When I was 12 or so, I came home from Charlie Boyd’s farm with a pigeon under my arm. I proclaimed to my mother, “Charlie Boyd gave me a pigeon!” My mother responded, “He didn’t give you a pigeon, he got rid of a pigeon.” If you are directing a research center, especially one newly founded, you need to learn how to identify and avoid pigeons.
Pigeons, in the context of university research centers, are faculty members who are difficult to work with and/or consistently underperform. Deans and department chairs often tend to recommend pigeons to research center leaders. If you manage to transform their attitudes and performance, you have solved a problem for the dean or department head. If not, it is now your problem.
One of the primary objectives of the leader of a research center is brand development. You want the broad community to see your center as a prime time player in the areas of its research and teaching. My experience is that the university will not help you with this. Their marketing and communications staff members are oriented to serving the needs of the president, provost, et al.
Thus, you need to identify the constituencies with whom you want to communicate, develop the messages and associated packaging to communicate with these constituencies, and create the capabilities and opportunities to communicate. You will, of course, be the primary one to deliver these messages. However, getting other faculty members involved with this messaging can contribute enormously to fostering a shared mental model of the center’s vision.

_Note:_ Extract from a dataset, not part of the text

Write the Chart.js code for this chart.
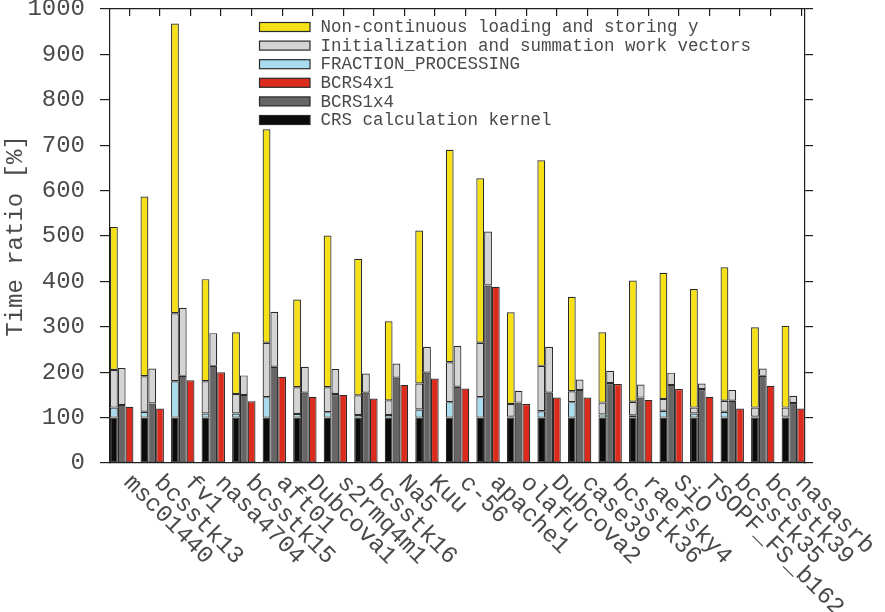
<!DOCTYPE html>
<html>
<head>
<meta charset="utf-8">
<title>Time ratio per matrix</title>
<script src="https://cdn.jsdelivr.net/npm/chart.js@4.4.1/dist/chart.umd.min.js"></script>
<style>
  html, body { margin: 0; padding: 0; background: #ffffff; }
  #wrap { width: 885px; height: 612px; }
</style>
</head>
<body>
<div id="wrap"><canvas id="chart" width="885" height="612"></canvas></div>
<script>
// Test matrices, in plotting order
const matrices = ['msc01440', 'bcsstk13', 'fv1', 'nasa4704', 'bcsstk15', 'aft01', 'Dubcova1',
  's2rmq4m1', 'bcsstk16', 'Na5', 'Kuu', 'c-56', 'apache1', 'olafu', 'Dubcova2', 'case39',
  'bcsstk36', 'raefsky4', 'SiO', 'TSOPF_FS_b162', 'bcsstk35', 'bcsstk39', 'nasasrb'];

// CRS stack (bottom to top), time ratio [%]
const crsKernel = [100, 100, 100, 100, 100, 100, 100, 100, 100, 100, 100, 100,
  100, 100, 100, 100, 100, 100, 100, 100, 100, 100, 100];
const fractionProcessing = [22, 13, 80, 9, 9, 45, 8, 12, 6, 6, 18, 34,
  45, 2, 14, 34, 7, 5, 15, 9, 13, 2, 2];
const initCrs = [83, 78, 150, 71, 43, 120, 59, 55, 43, 32, 57, 88,
  120, 28, 100, 24, 26, 30, 26, 13, 24, 20, 20];
const nonContinuousY = [315, 396, 638, 225, 136, 470, 193, 334, 301, 174, 337, 468,
  362, 202, 453, 208, 155, 267, 278, 261, 294, 177, 180];

// BCRS1x4 stack (bottom to top)
const bcrs1x4 = [128, 131, 192, 214, 150, 212, 155, 152, 155, 188, 199, 168,
  391, 133, 155, 161, 176, 144, 172, 163, 137, 192, 132];
const initBcrs1x4 = [81, 77, 150, 72, 43, 121, 57, 55, 42, 31, 57, 90,
  119, 26, 101, 23, 27, 29, 27, 12, 24, 16, 16];

// BCRS4x1 bar
const bcrs4x1 = [124, 120, 182, 200, 136, 190, 146, 150, 142, 172, 186, 164,
  388, 130, 144, 144, 174, 139, 163, 146, 120, 170, 120];

const yTicks = [0, 100, 200, 300, 400, 500, 600, 700, 800, 900, 1000];

const FONT = '"Liberation Mono", "DejaVu Sans Mono", monospace';
const TEXT = '#4a4a4a';
const LINE = '#1e1e1e';
const CAT_PCT = 0.7665;          // share of each slot taken by a group of three bars
const X_PAD = CAT_PCT / 2;       // groups touch the left/right frame
const idx = matrices.map((_, i) => i);

const C = {
  yellow: '#f5e116',
  lgray: '#d4d4d4',
  lblue: '#a8dcee',
  red: '#dc2b1c',
  dgray: '#676565',
  black: '#0b0b0b'
};

function ds(label, data, color, stack) {
  return {
    label, data, stack,
    backgroundColor: color,
    borderColor: '#2b2b2b',
    borderWidth: 1.2,
    borderSkipped: false,
    categoryPercentage: CAT_PCT,
    barPercentage: 1
  };
}

const datasets = [
  ds('CRS calculation kernel', crsKernel, C.black, 'crs'),
  ds('FRACTION_PROCESSING', fractionProcessing, C.lblue, 'crs'),
  ds('Initialization and summation work vectors', initCrs, C.lgray, 'crs'),
  ds('Non-continuous loading and storing y', nonContinuousY, C.yellow, 'crs'),
  ds('BCRS1x4', bcrs1x4, C.dgray, 'b14'),
  ds('Initialization and summation work vectors', initBcrs1x4, C.lgray, 'b14'),
  ds('BCRS4x1', bcrs4x1, C.red, 'b41')
];

// Legend rows, top to bottom, as dataset indices
const legendOrder = [3, 2, 1, 6, 4, 0];

const decorations = {
  id: 'decorations',
  afterDraw(chart) {
    const ctx = chart.ctx;
    const area = chart.chartArea;
    const xs = chart.scales.x;

    // rotated matrix names under the axis
    ctx.save();
    ctx.fillStyle = TEXT;
    ctx.font = '24px ' + FONT;
    ctx.textAlign = 'left';
    ctx.textBaseline = 'middle';
    matrices.forEach((name, i) => {
      const px = xs.getPixelForValue(i + CAT_PCT / 3);
      ctx.save();
      ctx.translate(px - 2, area.bottom + 16);
      ctx.rotate(Math.PI / 4);
      ctx.fillText(name, 0, 0);
      ctx.restore();
    });
    ctx.restore();

    // legend inside the plot, upper right
    ctx.save();
    const bx = 259.5, bw = 50.5, bh = 9, y0 = 27, dy = 18.6;
    ctx.font = '17.5px ' + FONT;
    ctx.textAlign = 'left';
    ctx.textBaseline = 'middle';
    legendOrder.forEach((di, r) => {
      const d = chart.data.datasets[di];
      const cy = y0 + r * dy;
      ctx.fillStyle = d.backgroundColor;
      ctx.fillRect(bx, cy - bh / 2, bw, bh);
      ctx.strokeStyle = '#2b2b2b';
      ctx.lineWidth = 1.2;
      ctx.strokeRect(bx, cy - bh / 2, bw, bh);
      ctx.fillStyle = TEXT;
      ctx.fillText(d.label, 320.5, cy + 0.5);
    });
    ctx.restore();
  }
};

function noPad(s) {
  s.paddingTop = 0; s.paddingBottom = 0; s.paddingLeft = 0; s.paddingRight = 0;
}

new Chart(document.getElementById('chart'), {
  type: 'bar',
  data: { labels: idx, datasets },
  options: {
    responsive: false,
    animation: false,
    devicePixelRatio: 1,
    layout: { padding: { top: 9, left: 0, right: 0, bottom: 0 } },
    plugins: {
      legend: { display: false },
      tooltip: { enabled: false }
    },
    scales: {
      x: {
        type: 'linear',
        position: 'bottom',
        offset: false,
        min: -X_PAD,
        max: matrices.length - 1 + X_PAD,
        afterBuildTicks: s => { s.ticks = idx.map(v => ({ value: v })); },
        ticks: { display: false },
        grid: { display: true, offset: false, drawOnChartArea: false, drawTicks: false },
        border: { display: true, color: LINE, width: 1.2 },
        afterFit: s => { s.height = 149; noPad(s); }
      },
      x2: {
        type: 'linear',
        position: 'top',
        offset: false,
        min: -X_PAD,
        max: matrices.length - 1 + X_PAD,
        afterBuildTicks: s => { s.ticks = idx.map(v => ({ value: v + CAT_PCT / 3 })); },
        ticks: { display: false },
        grid: { display: true, offset: false, drawOnChartArea: false, drawTicks: true, tickLength: -7, color: LINE, lineWidth: 1.2 },
        border: { display: true, color: LINE, width: 1.2 },
        afterFit: s => { s.height = 0; noPad(s); }
      },
      y: {
        type: 'linear',
        position: 'left',
        stacked: true,
        min: 0,
        max: 1000,
        afterBuildTicks: s => { s.ticks = yTicks.map(v => ({ value: v })); },
        ticks: { padding: 15, color: TEXT, font: { family: FONT, size: 24 }, callback: v => String(v) },
        grid: { display: true, drawOnChartArea: false, drawTicks: true, tickLength: 10, color: LINE, lineWidth: 1.2 },
        border: { display: true, color: LINE, width: 1.2 },
        title: {
          display: true,
          text: 'Time ratio [%]',
          color: TEXT,
          font: { family: FONT, size: 24 },
          padding: { top: 1, bottom: 0 }
        },
        afterFit: s => { s.width = 110; noPad(s); }
      },
      y2: {
        type: 'linear',
        position: 'right',
        min: 0,
        max: 1000,
        afterBuildTicks: s => { s.ticks = yTicks.map(v => ({ value: v })); },
        ticks: { display: false },
        grid: { display: true, drawOnChartArea: false, drawTicks: true, tickLength: 8, color: LINE, lineWidth: 1.2 },
        border: { display: true, color: LINE, width: 1.2 },
        afterFit: s => { s.width = 80; noPad(s); }
      }
    }
  },
  plugins: [decorations]
});
</script>
</body>
</html>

As soon as possible, you want to get to the point that you are not writing all proposals and leading all projects. Mentoring faculty members, particularly junior faculty members, is the way to grow these competencies. An important aspect of this is providing them opportunities to present their research to senior audiences from industry and government, not just academia. Speaking skills, as well as writing skills, benefit from frequent opportunities to use them.
Finally, as the leader of a research center you should invest little time enhancing your resume and much time doing things that improve others’ resumes. Your center needs to be vehicle for personal growth of faculty, staff, and students. The outcomes from your center may include many articles, books, patents, etc., but the primary product of a university research center is the people who employ their knowledge and skills to address the needs of society, typically from a long-term perspective, but nonetheless as contributions to the common good.